[Start]

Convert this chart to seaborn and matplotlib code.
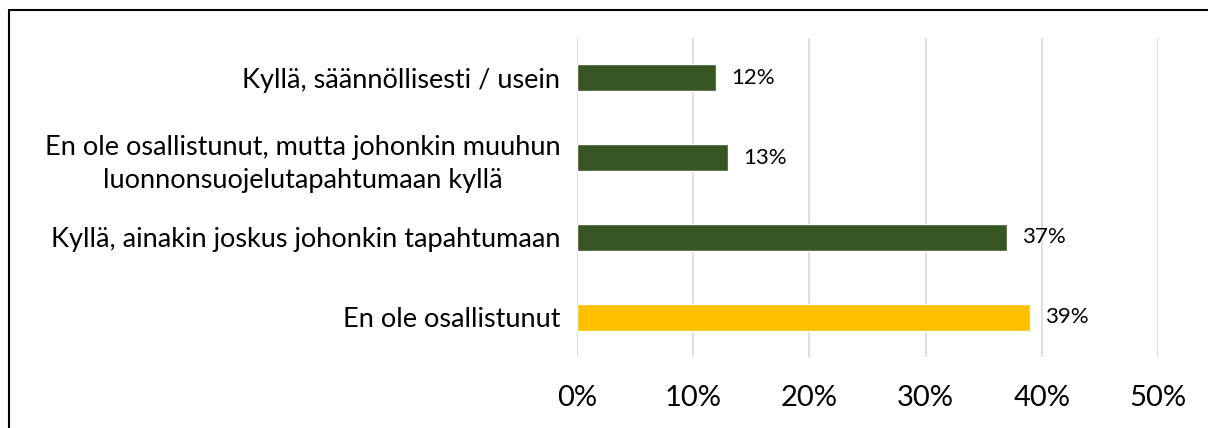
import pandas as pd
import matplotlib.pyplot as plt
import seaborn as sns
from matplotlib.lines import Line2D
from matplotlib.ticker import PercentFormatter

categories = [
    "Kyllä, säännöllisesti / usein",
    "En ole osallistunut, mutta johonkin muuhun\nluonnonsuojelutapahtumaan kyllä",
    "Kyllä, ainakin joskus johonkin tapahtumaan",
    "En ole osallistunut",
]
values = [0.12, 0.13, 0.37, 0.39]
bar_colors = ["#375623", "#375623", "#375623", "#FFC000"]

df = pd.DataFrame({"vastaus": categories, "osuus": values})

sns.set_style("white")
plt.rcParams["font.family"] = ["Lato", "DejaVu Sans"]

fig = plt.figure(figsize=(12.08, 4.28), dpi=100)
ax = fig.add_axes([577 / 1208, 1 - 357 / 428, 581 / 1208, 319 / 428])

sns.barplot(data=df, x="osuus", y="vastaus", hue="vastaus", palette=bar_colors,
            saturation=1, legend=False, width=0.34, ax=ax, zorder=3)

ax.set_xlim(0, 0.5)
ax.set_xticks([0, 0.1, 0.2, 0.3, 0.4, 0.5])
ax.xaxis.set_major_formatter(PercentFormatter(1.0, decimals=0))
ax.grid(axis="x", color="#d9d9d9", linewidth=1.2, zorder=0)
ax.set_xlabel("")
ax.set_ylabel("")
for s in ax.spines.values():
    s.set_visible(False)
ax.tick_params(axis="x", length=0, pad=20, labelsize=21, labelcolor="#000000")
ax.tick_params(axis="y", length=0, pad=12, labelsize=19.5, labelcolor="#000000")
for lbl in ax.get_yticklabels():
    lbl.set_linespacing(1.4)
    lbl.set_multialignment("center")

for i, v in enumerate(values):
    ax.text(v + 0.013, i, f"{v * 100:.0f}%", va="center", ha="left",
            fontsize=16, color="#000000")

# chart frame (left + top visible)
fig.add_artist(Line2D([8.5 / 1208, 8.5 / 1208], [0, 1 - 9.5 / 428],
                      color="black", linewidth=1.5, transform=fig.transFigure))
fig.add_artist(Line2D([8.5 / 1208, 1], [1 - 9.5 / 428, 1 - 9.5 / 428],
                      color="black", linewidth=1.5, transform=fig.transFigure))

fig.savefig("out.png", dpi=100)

[End]

From start to finish, output the listing exactly, but omit its pictures.

Convert this chart to seaborn and matplotlib code.
import pandas as pd
import matplotlib.pyplot as plt
import seaborn as sns
from matplotlib.lines import Line2D
from matplotlib.ticker import PercentFormatter

categories = [
    "Kyllä, säännöllisesti / usein",
    "En ole osallistunut, mutta johonkin muuhun\nluonnonsuojelutapahtumaan kyllä",
    "Kyllä, ainakin joskus johonkin tapahtumaan",
    "En ole osallistunut",
]
values = [0.12, 0.13, 0.37, 0.39]
bar_colors = ["#375623", "#375623", "#375623", "#FFC000"]

df = pd.DataFrame({"vastaus": categories, "osuus": values})

sns.set_style("white")
plt.rcParams["font.family"] = ["Lato", "DejaVu Sans"]

fig = plt.figure(figsize=(12.08, 4.28), dpi=100)
ax = fig.add_axes([577 / 1208, 1 - 357 / 428, 581 / 1208, 319 / 428])

sns.barplot(data=df, x="osuus", y="vastaus", hue="vastaus", palette=bar_colors,
            saturation=1, legend=False, width=0.34, ax=ax, zorder=3)

ax.set_xlim(0, 0.5)
ax.set_xticks([0, 0.1, 0.2, 0.3, 0.4, 0.5])
ax.xaxis.set_major_formatter(PercentFormatter(1.0, decimals=0))
ax.grid(axis="x", color="#d9d9d9", linewidth=1.2, zorder=0)
ax.set_xlabel("")
ax.set_ylabel("")
for s in ax.spines.values():
    s.set_visible(False)
ax.tick_params(axis="x", length=0, pad=20, labelsize=21, labelcolor="#000000")
ax.tick_params(axis="y", length=0, pad=12, labelsize=19.5, labelcolor="#000000")
for lbl in ax.get_yticklabels():
    lbl.set_linespacing(1.4)
    lbl.set_multialignment("center")

for i, v in enumerate(values):
    ax.text(v + 0.013, i, f"{v * 100:.0f}%", va="center", ha="left",
            fontsize=16, color="#000000")

# chart frame (left + top visible)
fig.add_artist(Line2D([8.5 / 1208, 8.5 / 1208], [0, 1 - 9.5 / 428],
                      color="black", linewidth=1.5, transform=fig.transFigure))
fig.add_artist(Line2D([8.5 / 1208, 1], [1 - 9.5 / 428, 1 - 9.5 / 428],
                      color="black", linewidth=1.5, transform=fig.transFigure))

fig.savefig("out.png", dpi=100)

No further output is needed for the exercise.